— Start —

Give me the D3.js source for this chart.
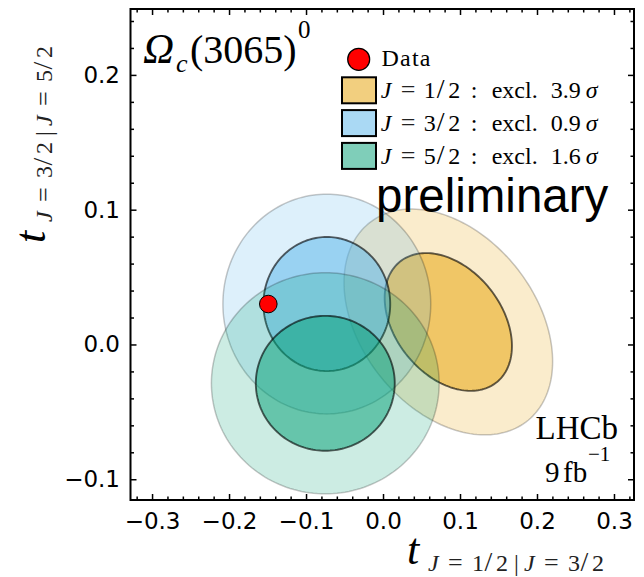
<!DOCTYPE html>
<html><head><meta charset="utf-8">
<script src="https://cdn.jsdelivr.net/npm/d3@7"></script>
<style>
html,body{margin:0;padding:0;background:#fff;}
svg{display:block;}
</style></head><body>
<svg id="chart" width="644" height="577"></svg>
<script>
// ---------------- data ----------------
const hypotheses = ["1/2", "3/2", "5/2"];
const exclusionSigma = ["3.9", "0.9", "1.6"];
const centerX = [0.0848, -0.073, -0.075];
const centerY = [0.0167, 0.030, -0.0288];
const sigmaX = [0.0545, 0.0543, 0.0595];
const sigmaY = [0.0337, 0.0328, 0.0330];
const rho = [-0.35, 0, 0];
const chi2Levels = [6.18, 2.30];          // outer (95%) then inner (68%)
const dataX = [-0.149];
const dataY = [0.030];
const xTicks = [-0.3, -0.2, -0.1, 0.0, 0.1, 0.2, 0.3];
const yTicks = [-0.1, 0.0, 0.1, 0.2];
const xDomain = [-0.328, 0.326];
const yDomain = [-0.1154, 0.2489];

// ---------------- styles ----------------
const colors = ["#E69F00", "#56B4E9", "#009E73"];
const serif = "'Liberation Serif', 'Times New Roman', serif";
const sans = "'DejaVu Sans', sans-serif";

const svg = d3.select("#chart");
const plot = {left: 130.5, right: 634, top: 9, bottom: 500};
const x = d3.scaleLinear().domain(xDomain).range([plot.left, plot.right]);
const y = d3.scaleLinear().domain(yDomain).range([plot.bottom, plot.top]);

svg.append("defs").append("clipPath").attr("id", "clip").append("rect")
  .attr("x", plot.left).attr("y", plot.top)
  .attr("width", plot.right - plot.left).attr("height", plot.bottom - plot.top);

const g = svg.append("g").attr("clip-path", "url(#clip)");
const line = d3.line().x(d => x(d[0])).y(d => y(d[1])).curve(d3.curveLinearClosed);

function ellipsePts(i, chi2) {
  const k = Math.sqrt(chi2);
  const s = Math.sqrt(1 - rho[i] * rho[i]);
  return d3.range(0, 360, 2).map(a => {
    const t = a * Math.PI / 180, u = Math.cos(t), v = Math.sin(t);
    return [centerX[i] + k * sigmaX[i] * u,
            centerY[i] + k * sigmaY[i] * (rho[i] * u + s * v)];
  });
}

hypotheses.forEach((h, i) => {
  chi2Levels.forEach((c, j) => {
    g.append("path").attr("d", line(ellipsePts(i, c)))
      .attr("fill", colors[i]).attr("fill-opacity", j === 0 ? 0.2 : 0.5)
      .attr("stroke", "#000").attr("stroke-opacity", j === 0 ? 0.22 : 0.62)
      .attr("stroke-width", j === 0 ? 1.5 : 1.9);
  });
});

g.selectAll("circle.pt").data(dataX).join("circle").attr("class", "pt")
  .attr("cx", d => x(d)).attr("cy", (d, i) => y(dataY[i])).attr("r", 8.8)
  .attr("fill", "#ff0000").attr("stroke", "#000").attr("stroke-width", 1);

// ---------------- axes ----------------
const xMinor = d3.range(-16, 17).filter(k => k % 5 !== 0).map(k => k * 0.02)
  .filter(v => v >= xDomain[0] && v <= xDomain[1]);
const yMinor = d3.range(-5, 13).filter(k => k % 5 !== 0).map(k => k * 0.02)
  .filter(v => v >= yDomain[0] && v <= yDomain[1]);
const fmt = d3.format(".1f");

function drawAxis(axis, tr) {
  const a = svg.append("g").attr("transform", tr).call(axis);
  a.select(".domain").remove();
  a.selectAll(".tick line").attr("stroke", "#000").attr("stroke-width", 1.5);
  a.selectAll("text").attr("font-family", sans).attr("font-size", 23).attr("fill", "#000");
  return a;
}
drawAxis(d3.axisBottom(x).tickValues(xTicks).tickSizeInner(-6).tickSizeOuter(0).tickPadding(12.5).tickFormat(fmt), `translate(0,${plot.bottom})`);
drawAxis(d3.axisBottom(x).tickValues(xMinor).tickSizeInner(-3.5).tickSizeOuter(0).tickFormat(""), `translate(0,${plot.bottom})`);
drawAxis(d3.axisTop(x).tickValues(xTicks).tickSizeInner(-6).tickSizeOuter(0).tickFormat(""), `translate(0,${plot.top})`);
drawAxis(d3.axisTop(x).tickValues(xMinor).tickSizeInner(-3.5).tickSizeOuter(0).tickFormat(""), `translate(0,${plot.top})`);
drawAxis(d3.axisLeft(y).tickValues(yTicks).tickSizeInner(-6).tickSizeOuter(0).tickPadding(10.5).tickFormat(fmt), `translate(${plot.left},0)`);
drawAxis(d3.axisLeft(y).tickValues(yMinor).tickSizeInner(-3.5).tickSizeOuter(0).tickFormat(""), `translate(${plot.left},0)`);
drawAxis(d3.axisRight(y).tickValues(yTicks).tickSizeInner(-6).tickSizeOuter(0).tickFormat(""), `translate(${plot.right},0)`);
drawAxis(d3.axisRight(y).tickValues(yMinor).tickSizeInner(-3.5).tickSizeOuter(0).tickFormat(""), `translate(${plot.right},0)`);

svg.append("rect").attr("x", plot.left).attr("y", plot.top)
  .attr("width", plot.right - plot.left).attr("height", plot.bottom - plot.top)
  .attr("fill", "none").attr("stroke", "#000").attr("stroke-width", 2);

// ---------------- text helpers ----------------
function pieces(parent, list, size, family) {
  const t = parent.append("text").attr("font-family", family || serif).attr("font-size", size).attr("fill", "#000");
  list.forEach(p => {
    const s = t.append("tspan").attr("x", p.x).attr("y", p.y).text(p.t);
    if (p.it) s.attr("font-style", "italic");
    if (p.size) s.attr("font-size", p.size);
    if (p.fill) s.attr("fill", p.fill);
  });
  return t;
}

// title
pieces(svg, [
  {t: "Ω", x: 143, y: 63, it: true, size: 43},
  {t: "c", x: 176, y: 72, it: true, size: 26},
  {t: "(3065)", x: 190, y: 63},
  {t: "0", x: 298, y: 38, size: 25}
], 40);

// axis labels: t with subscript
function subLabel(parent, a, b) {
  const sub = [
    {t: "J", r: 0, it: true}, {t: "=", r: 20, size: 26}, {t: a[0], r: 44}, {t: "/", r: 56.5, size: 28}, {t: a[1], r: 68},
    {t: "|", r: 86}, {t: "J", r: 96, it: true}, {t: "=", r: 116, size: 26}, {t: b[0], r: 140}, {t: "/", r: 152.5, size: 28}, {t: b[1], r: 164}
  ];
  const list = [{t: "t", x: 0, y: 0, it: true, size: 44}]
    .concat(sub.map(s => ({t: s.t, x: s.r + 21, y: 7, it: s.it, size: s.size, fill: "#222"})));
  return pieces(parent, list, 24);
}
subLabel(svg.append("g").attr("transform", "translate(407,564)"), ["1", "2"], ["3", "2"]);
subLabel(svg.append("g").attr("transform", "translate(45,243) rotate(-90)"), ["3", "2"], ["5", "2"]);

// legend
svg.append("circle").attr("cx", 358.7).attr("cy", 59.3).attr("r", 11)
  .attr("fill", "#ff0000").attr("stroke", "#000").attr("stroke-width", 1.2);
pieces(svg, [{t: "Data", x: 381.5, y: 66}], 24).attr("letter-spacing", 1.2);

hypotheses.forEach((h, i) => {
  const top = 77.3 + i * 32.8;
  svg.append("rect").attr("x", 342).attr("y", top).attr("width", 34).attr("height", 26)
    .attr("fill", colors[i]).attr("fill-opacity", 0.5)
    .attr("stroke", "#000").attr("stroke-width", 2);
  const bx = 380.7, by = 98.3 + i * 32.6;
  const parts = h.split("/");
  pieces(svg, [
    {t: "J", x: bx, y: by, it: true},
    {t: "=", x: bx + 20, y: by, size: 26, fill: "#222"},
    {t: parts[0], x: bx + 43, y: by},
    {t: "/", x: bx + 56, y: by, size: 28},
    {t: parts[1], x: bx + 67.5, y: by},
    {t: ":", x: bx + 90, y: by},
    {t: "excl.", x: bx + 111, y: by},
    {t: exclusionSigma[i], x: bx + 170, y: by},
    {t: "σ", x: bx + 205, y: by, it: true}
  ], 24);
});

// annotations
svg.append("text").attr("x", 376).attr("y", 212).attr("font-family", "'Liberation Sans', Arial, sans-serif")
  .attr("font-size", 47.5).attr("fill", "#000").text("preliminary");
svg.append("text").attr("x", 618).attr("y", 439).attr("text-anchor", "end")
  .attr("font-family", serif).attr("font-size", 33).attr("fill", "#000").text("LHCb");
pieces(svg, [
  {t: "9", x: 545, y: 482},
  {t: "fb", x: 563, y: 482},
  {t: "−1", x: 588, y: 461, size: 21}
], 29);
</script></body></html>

— End —

REQUIREMENT: Give again exactly the lines running from the beginning of the material above through the line that contains "const line = d3.line().x(d", and leave out every picture.

RESULT OF THE EXERCISE:
Give me the D3.js source for this chart.
<!DOCTYPE html>
<html><head><meta charset="utf-8">
<script src="https://cdn.jsdelivr.net/npm/d3@7"></script>
<style>
html,body{margin:0;padding:0;background:#fff;}
svg{display:block;}
</style></head><body>
<svg id="chart" width="644" height="577"></svg>
<script>
// ---------------- data ----------------
const hypotheses = ["1/2", "3/2", "5/2"];
const exclusionSigma = ["3.9", "0.9", "1.6"];
const centerX = [0.0848, -0.073, -0.075];
const centerY = [0.0167, 0.030, -0.0288];
const sigmaX = [0.0545, 0.0543, 0.0595];
const sigmaY = [0.0337, 0.0328, 0.0330];
const rho = [-0.35, 0, 0];
const chi2Levels = [6.18, 2.30];          // outer (95%) then inner (68%)
const dataX = [-0.149];
const dataY = [0.030];
const xTicks = [-0.3, -0.2, -0.1, 0.0, 0.1, 0.2, 0.3];
const yTicks = [-0.1, 0.0, 0.1, 0.2];
const xDomain = [-0.328, 0.326];
const yDomain = [-0.1154, 0.2489];

// ---------------- styles ----------------
const colors = ["#E69F00", "#56B4E9", "#009E73"];
const serif = "'Liberation Serif', 'Times New Roman', serif";
const sans = "'DejaVu Sans', sans-serif";

const svg = d3.select("#chart");
const plot = {left: 130.5, right: 634, top: 9, bottom: 500};
const x = d3.scaleLinear().domain(xDomain).range([plot.left, plot.right]);
const y = d3.scaleLinear().domain(yDomain).range([plot.bottom, plot.top]);

svg.append("defs").append("clipPath").attr("id", "clip").append("rect")
  .attr("x", plot.left).attr("y", plot.top)
  .attr("width", plot.right - plot.left).attr("height", plot.bottom - plot.top);

const g = svg.append("g").attr("clip-path", "url(#clip)");
const line = d3.line().x(d => x(d[0])).y(d => y(d[1])).curve(d3.curveLinearClosed);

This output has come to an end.